Ее настоящей темой был патриотизм, точнее патриотизм и предрассудки: как они усиливают и искажают друг друга. Когда Соединенные Штаты вступили в войну против Германии в 1917 году, писала она, конфликта лояльности не возникло, возник конфликт любви. Независимо от стороны, которую эмигрантам приходилось занимать, они предавали сами себя. Четверть века спустя жители Бартенхайма столкнутся с той же дилеммой. Сохранять верность своей стране – единственное незыблемое правило войны. Но что делать, если территория, на которой вы живете, дважды за время вашей жизни переходила из рук в руки? Что делать, когда, как мой дед, вы должны выполнять приказы преступного режима? Что тогда значат предательство, нелояльность?

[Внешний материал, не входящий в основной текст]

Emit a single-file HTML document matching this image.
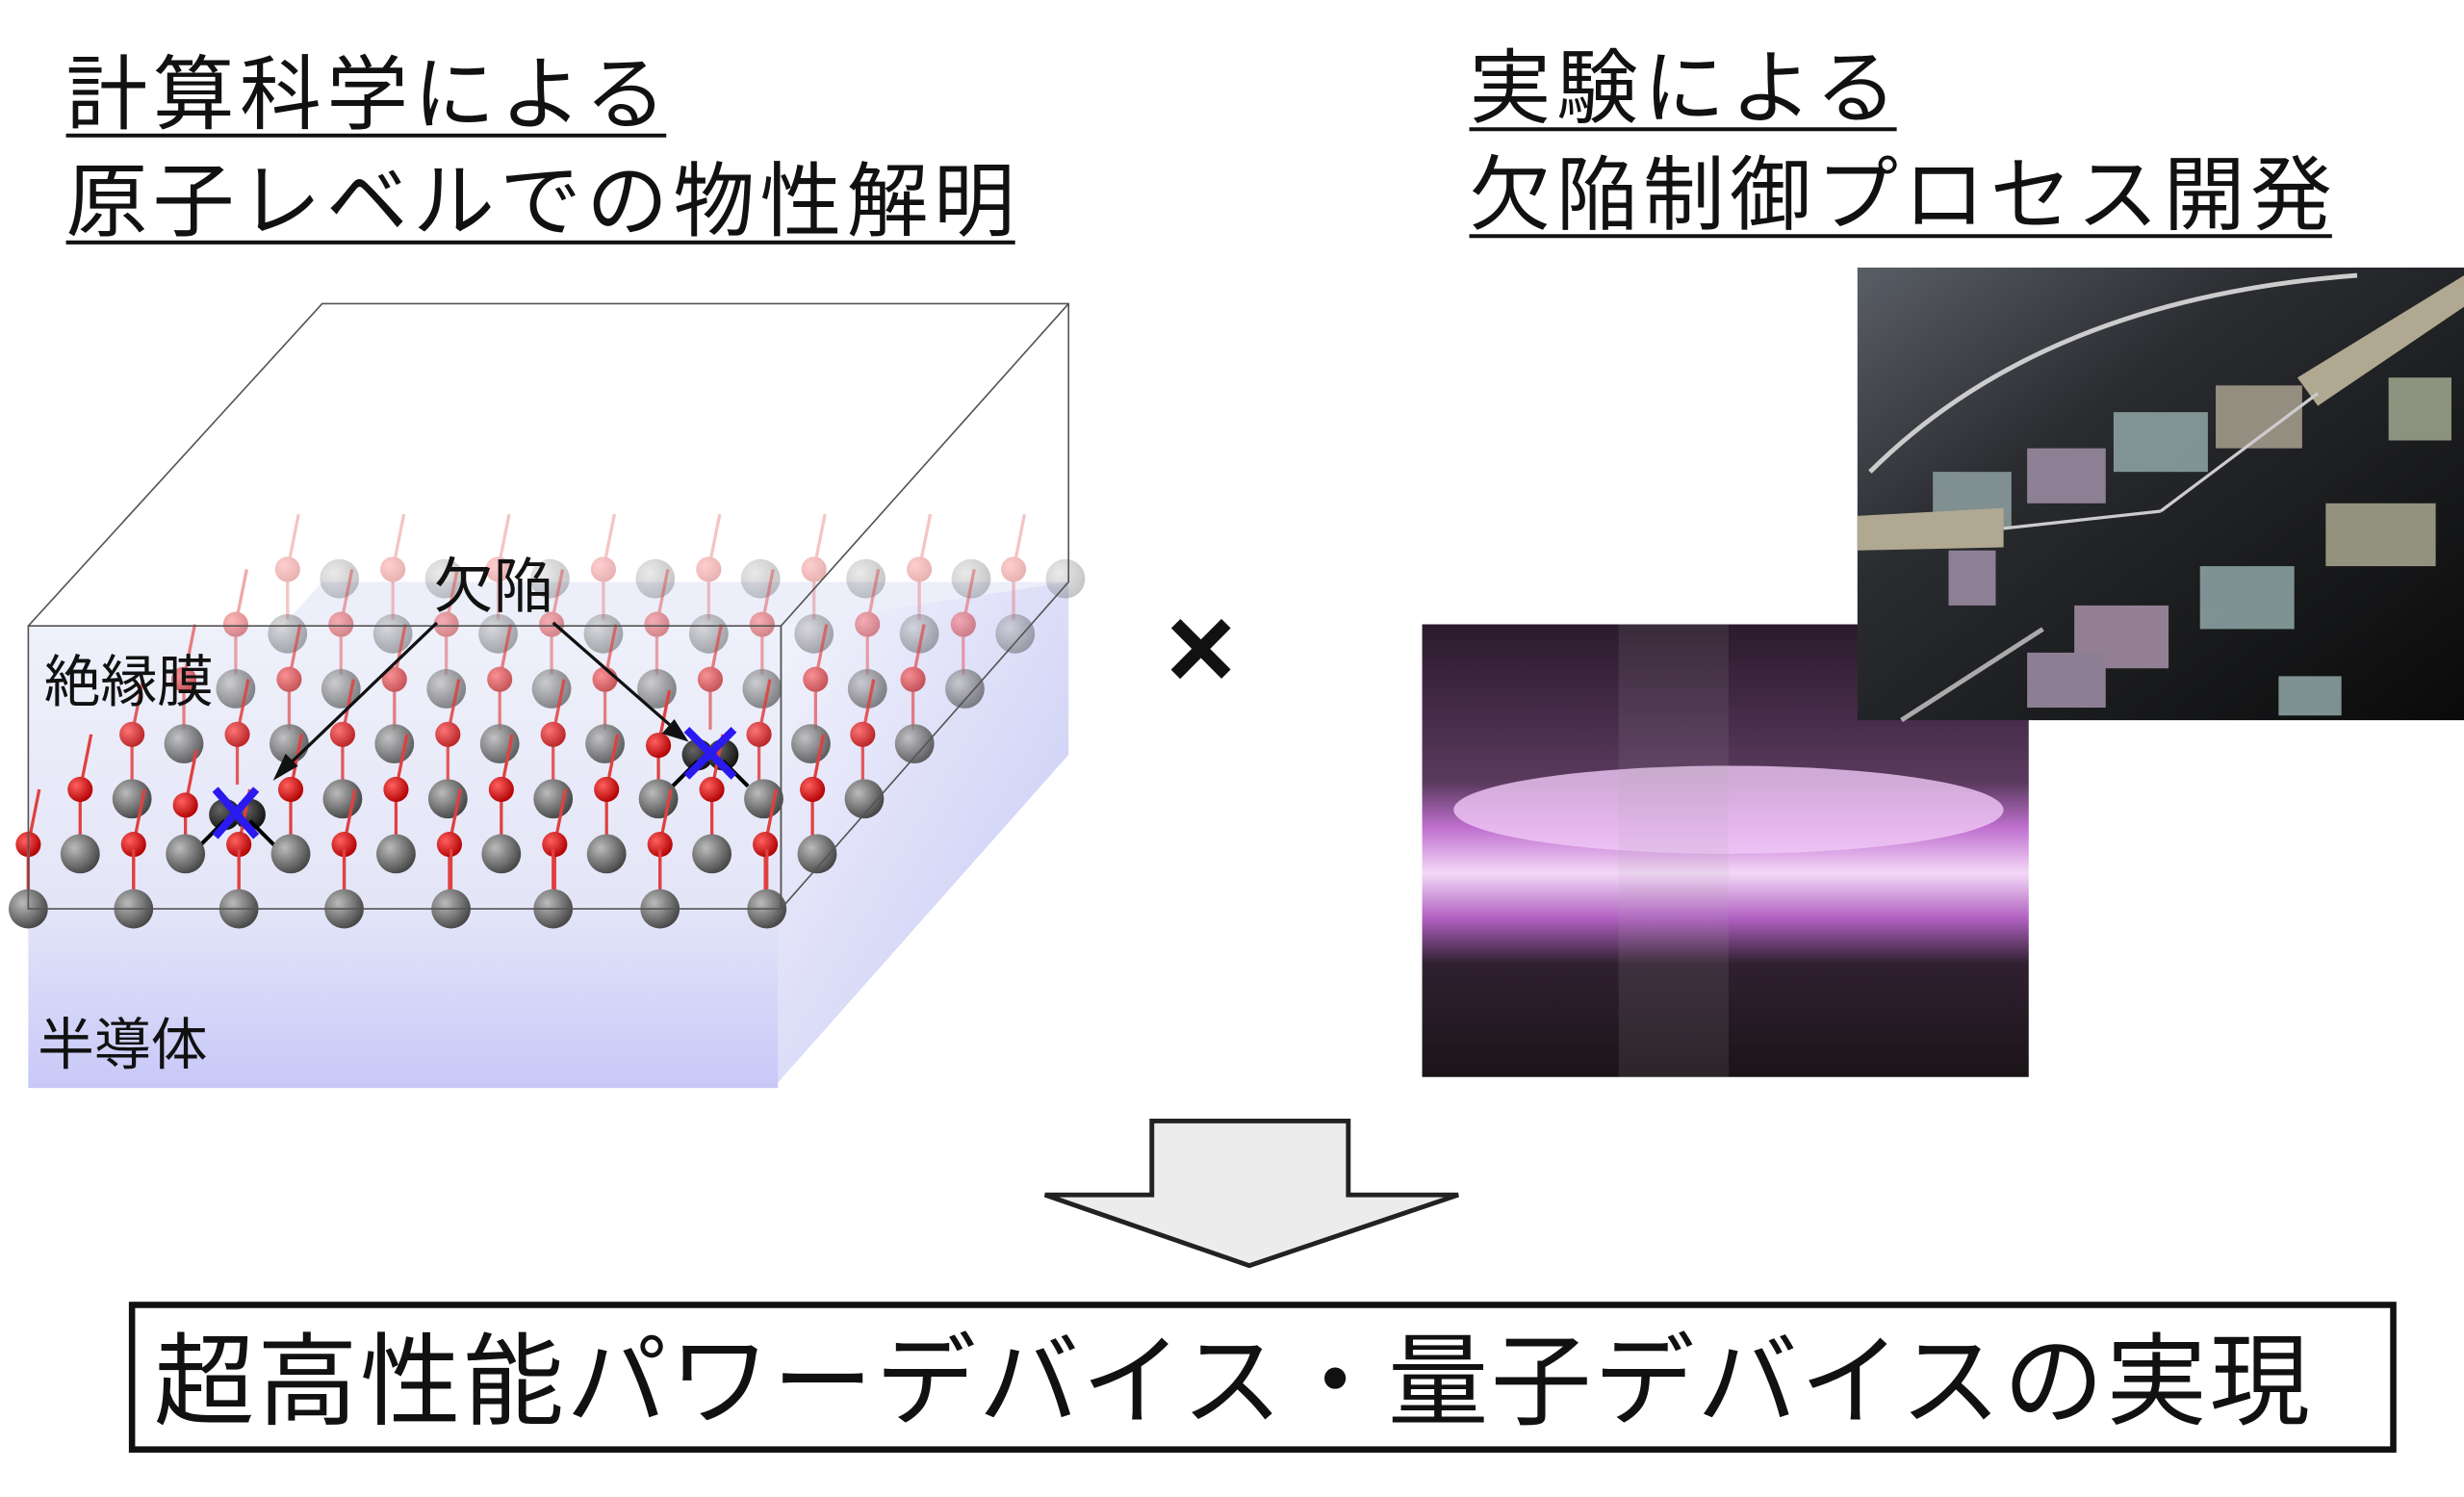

Мама не была готова ответить на эти вопросы, а тем более писать об отце, но ее научные изыскания неумолимо приближали ее к этим темам, как бы уменьшая площадь запретной зоны, огороженной полицейской лентой. Передо мной лежит ее докторская диссертация в черном переплете: края страниц от времени пожелтели. Читая ее сейчас, я на каждой странице вижу, как она пыталась разобраться с историческим грузом своей семьи. Однако отца своего в диссертации мама не упоминает, а пишет о человеке, который, возможно, напоминал ей о нем, пусть и отдаленно, – об Анри Филиппе Петене, главе французского Вишистского режима в годы Второй мировой войны. Как и Карл, Петен был католиком, сыном крестьянина и ветераном Первой мировой. Он был идеалистом, который ратовал за правовое государство, и элитистом, отстаивавшим интересы рабочего класса. Он был готов отдать жизнь за свои убеждения, хоть они с самого начала оказались ошибочны.